Newsletter Saturday, November 9

By Dietrich Knauth

NEW YORK (Reuters) -A U.S. bankruptcy judge on Friday approved Rite Aid (NYSE:)’s restructuring plan, allowing the pharmacy chain to cut its debt by $2 billion and turn over control to a group of lenders.

U.S. Bankruptcy Judge Michael Kaplan approved Rite Aid’s bankruptcy plan at a court hearing in Trenton, New Jersey, saying that the restructuring had saved the company from having to shut down and liquidate operations.

Before Kaplan’s ruling, Rite Aid attorney Aparna Yenamandra told the judge that 28,000 jobs could be lost if the restructuring deal was not approved.

“If we can’t get it done now, we’re simply never going to get it done,” Yenamandra said.

Rite Aid filed for Chapter 11 in October 2023, after reporting $750 million in losses and $24 billion in revenue for the past fiscal year.

Rite Aid used its bankruptcy to close hundreds of stores, sell its pharmacy benefit company Elixir, and negotiate settlements with its lenders, drug distribution partner McKesson (NYSE:) and other creditors.
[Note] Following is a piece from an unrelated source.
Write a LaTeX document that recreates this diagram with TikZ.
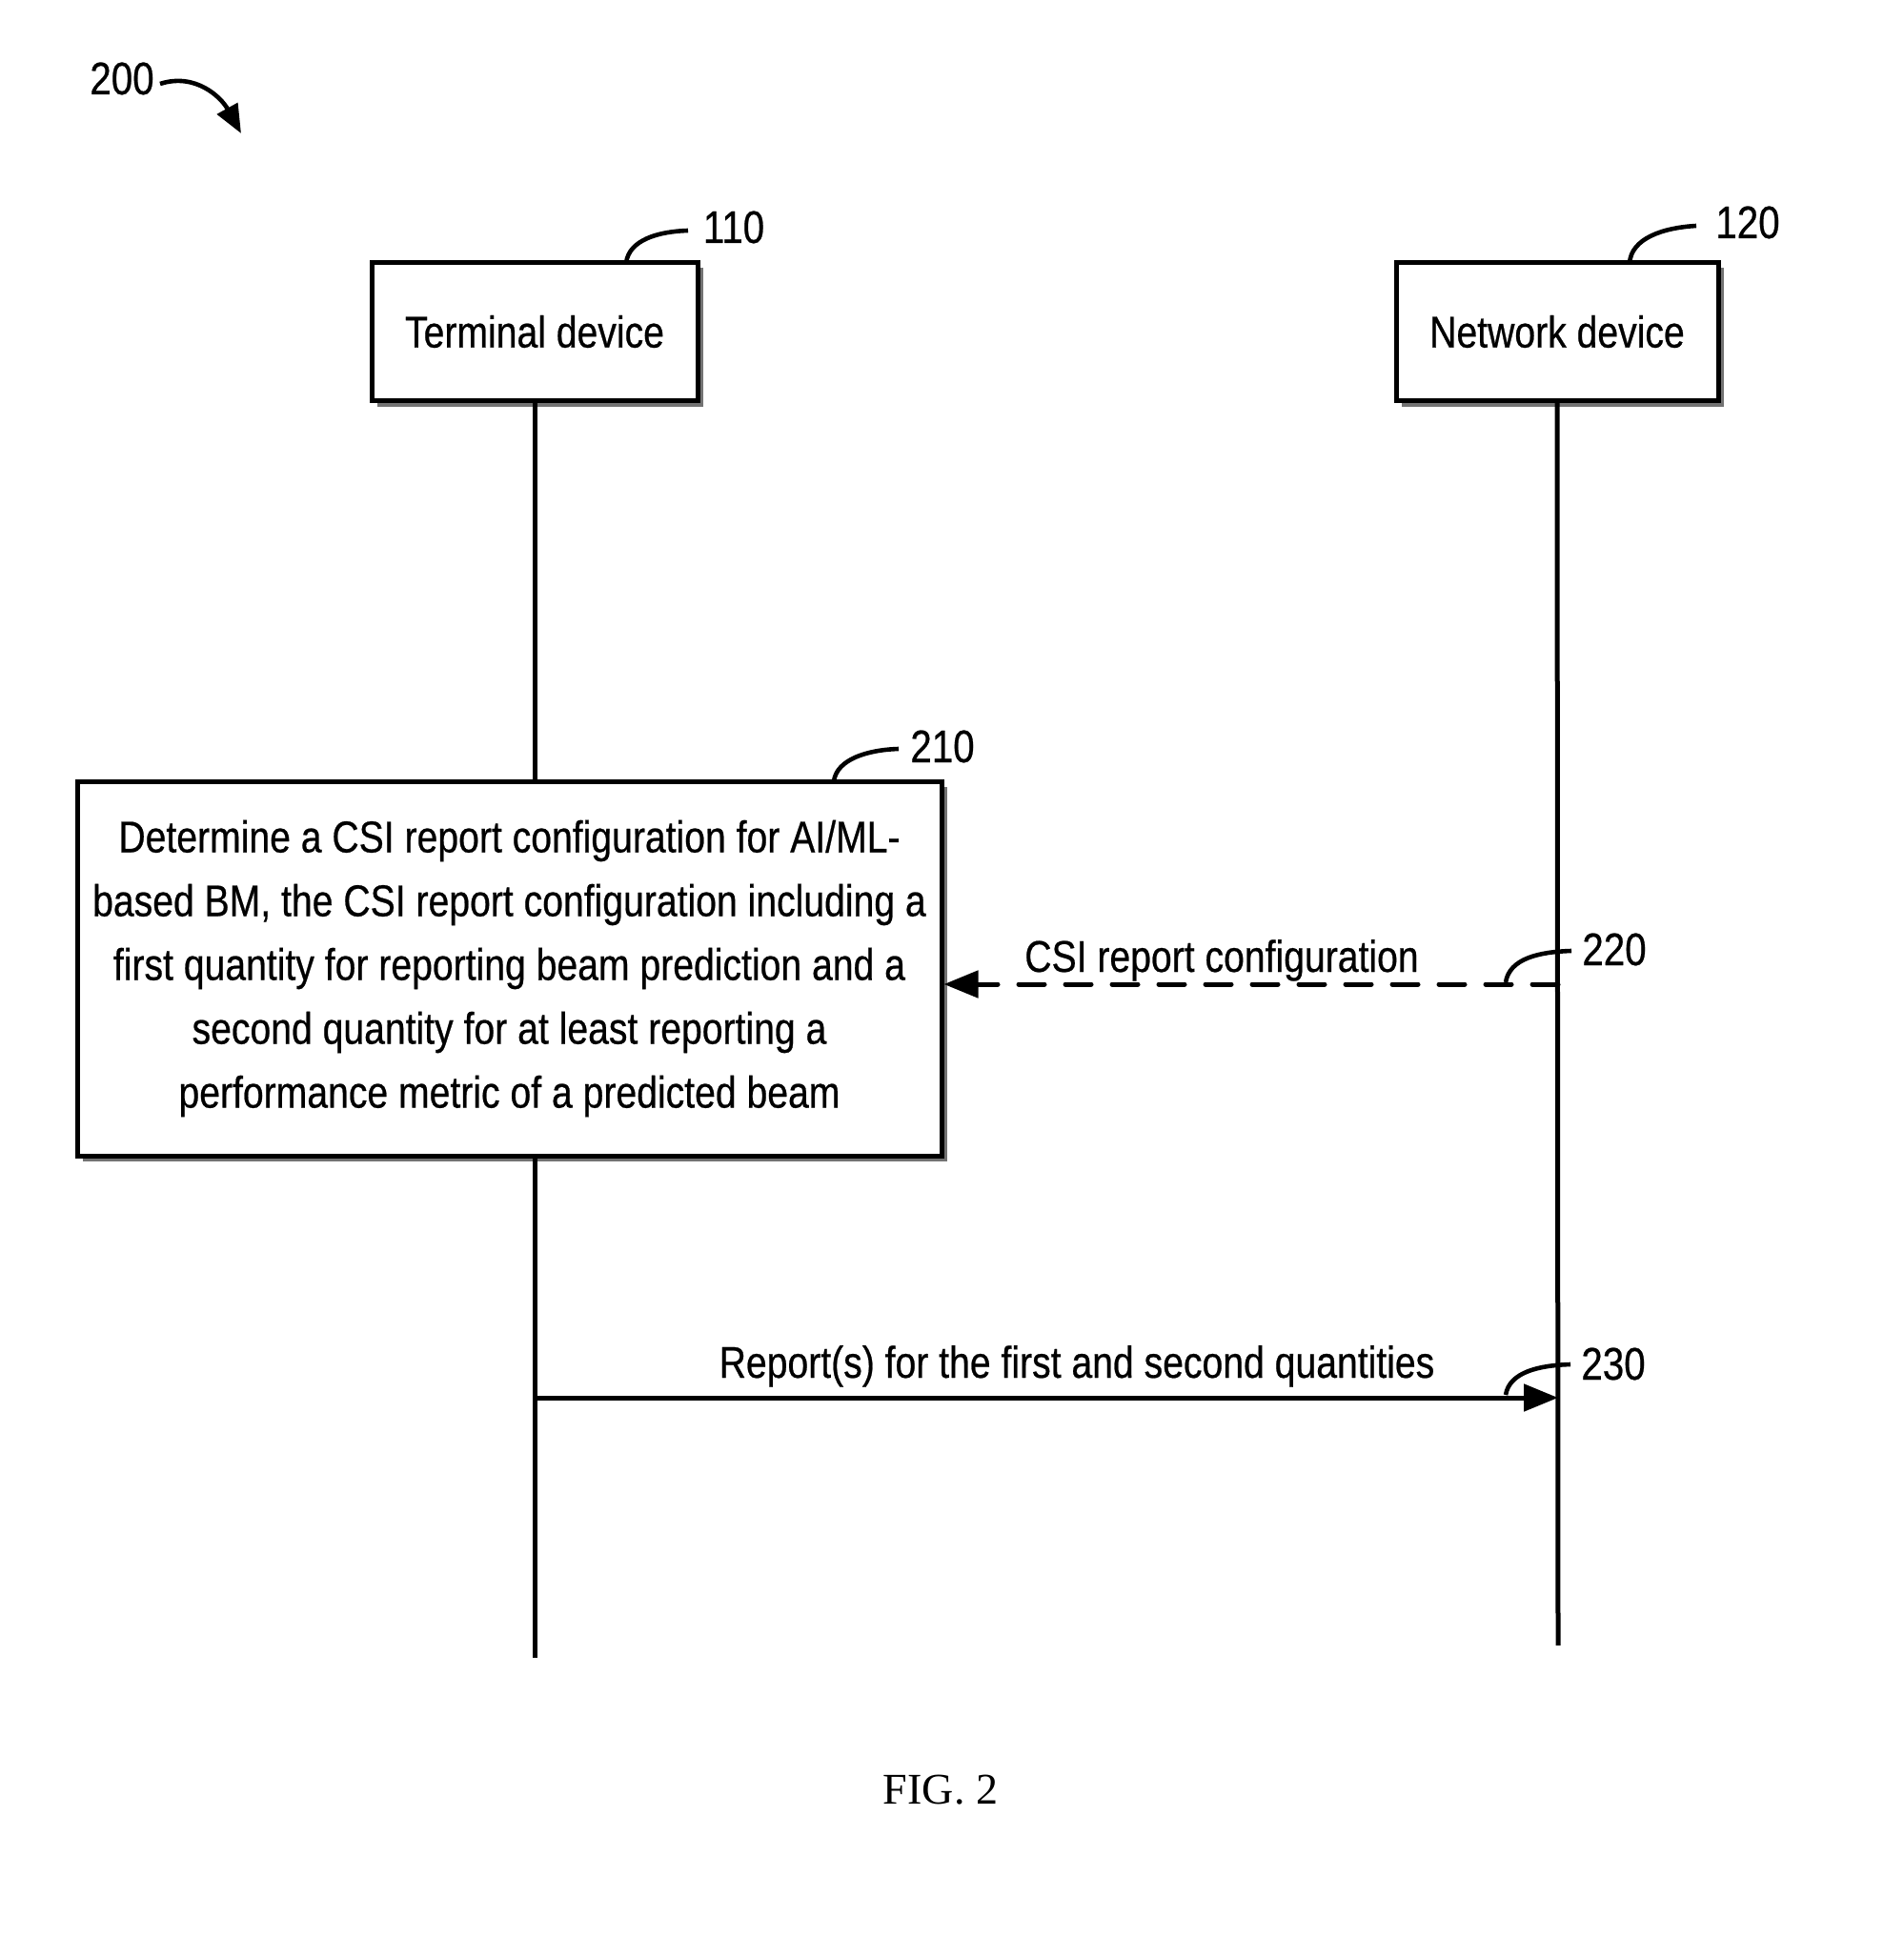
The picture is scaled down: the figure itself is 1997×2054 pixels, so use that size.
\documentclass[tikz,border=0pt]{standalone}
\usepackage{fontspec}
\setmainfont{Liberation Sans}[FakeStretch=0.84,FakeBold=0.5]
\newfontfamily\figfont{Liberation Serif}
\usetikzlibrary{arrows.meta,shadows}
\begin{document}
\begin{tikzpicture}[x=0.5pt,y=-0.5pt,
  devbox/.style={draw,line width=2.5pt,fill=white,inner sep=0pt,
    font=\fontsize{23.3}{33.5}\selectfont,
    drop shadow={shadow xshift=3pt,shadow yshift=-3pt,fill=black!55,opacity=1}},
  lifeline/.style={line width=2.5pt},
  leader/.style={line width=2.3pt},
  refnum/.style={font=\fontsize{24}{28}\selectfont,anchor=base,inner sep=0pt},
  msg/.style={font=\fontsize{23.3}{26}\selectfont,anchor=base,inner sep=0pt},
  tip/.style={-{Triangle[length=18pt,width=14pt]}}]
\useasboundingbox (0,0) rectangle (1997,2054);
\fill[white] (0,0) rectangle (1997,2054);

% 200
\node[refnum] (l200) at (128,99) {200};
\coordinate (a200s) at (168,88);
\coordinate (a200e) at (253,140);
\draw[leader,-{Triangle[length=15pt,width=12pt]}] (a200s) .. controls (205,76) and (232,102) .. (a200e);

% devices
\node[devbox,minimum width=171pt,minimum height=72.5pt] (t) at (561,348) {Terminal device};
\node[devbox,minimum width=169pt,minimum height=72.5pt] (n) at (1634,348) {Network device};

\node[refnum] (l110) at (770,255) {110};
\coordinate (c110a) at (657,276);
\coordinate (c110b) at (722,242);
\draw[leader] (c110a) .. controls (660,252) and (690,243) .. (c110b);
\node[refnum] (l120) at (1834,250) {120};
\coordinate (c120a) at (1710,276);
\coordinate (c120b) at (1780,237);
\draw[leader] (c120a) .. controls (1712,250) and (1745,239) .. (c120b);

% step 210 box
\coordinate (tend) at (561,1740);
\coordinate (nend) at (1635,1727);
\node[devbox,minimum width=453.5pt,minimum height=196.5pt,align=center] (b) at (534.5,1016.5)
  {Determine a CSI report configuration for AI/ML-\\
   based BM, the CSI report configuration including a\\
   first quantity for reporting beam prediction and a\\
   second quantity for at least reporting a\\
   performance metric of a predicted beam};

\draw[lifeline] (t.south) -- (t.south |- b.north);
\draw[lifeline] (t.south |- b.south) -- (tend);
\draw[lifeline] (n.south) -- (nend);

\node[refnum] (l210) at (989,800) {210};
\coordinate (c210a) at (875,820);
\coordinate (c210b) at (943,786);
\draw[leader] (c210a) .. controls (878,797) and (910,787) .. (c210b);

% 220
\coordinate (m220) at (1635,1033);
\draw[lifeline,line cap=round,dash pattern=on 13.5pt off 11pt,tip] (m220) -- (m220 -| b.east);
\node[msg] (t220) at (1282,1020) {CSI report configuration};
\node[refnum] (l220) at (1694,1013) {220};
\coordinate (c220a) at (1580,1031);
\coordinate (c220b) at (1649,998);
\draw[leader] (c220a) .. controls (1584,1006) and (1615,999) .. (c220b);

% 230
\coordinate (m230s) at (561,1467);
\coordinate (m230e) at (1635,1467);
\draw[lifeline,tip] (m230s) -- (m230e);
\node[msg] (t230) at (1130,1446) {Report(s) for the first and second quantities};
\node[refnum] (l230) at (1693,1448) {230};
\coordinate (c230a) at (1580,1464);
\coordinate (c230b) at (1648,1432);
\draw[leader] (c230a) .. controls (1584,1440) and (1615,1433) .. (c230b);

\node[font=\figfont\fontsize{23}{26}\selectfont,anchor=base,inner sep=0pt] (fig) at (987,1893) {FIG. 2};
\end{tikzpicture}
\end{document}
Rite Aid’s restructuring will provide $47.5 million to junior creditors, including individuals and local governments that have sued the company allegedly contributing to the deadly U.S. opioid epidemic. Before it filed for bankruptcy, Rite Aid faced 1,600 opioid lawsuits, including one by the federal government alleging that the company ignored red flags when filling suspicious prescriptions for addictive opioid pain drugs.

Arik Preis, an attorney representing opioid creditors, said that 22,000 individuals who had filed personal injury opioid claims in the Rite Aid bankruptcy stood to receive between $250 and $500 each. The settlement payments, though modest, are a victory for opioid claimants because of Rite Aid’s high debt and dire financial troubles, Preis said.

“It’s pretty awful, but it could have been worse,” Preis said. “That’s the reality of this case.”

Rite Aid reached settlements with 16 of the 17 states where it operates, which resolved those states’ opioid claims. Kaplan overruled an objection by Maryland, saying that the state could not hold up Rite Aid’s bankruptcy so that it could continue an investigation into Rite Aid’s opioid sales.

Rite Aid, which had over 2,000 stores when it filed for bankruptcy in October, will emerge from bankruptcy with about 1,300 remaining locations.

The company plans to exit from bankruptcy in about a month, funded by $2.55 billion in financing provided by its lenders, Yenamandra said.

Rite Aid will use the time to fine tune some of the details in its bankruptcy deal, including a last-minute change spurred by the U.S. Supreme Court Thursday ruling in the Purdue Pharma bankruptcy, which sharply scaled back bankruptcy courts’ ability to stop lawsuits against people and organizations that did not file for bankruptcy.

To comply with that ruling, Rite Aid will work to ensure that its own deal’s legal protections for non-debtors, such as Rite Aid’s lenders and CEO, will have the consent of anyone who has a legal claim against those parties.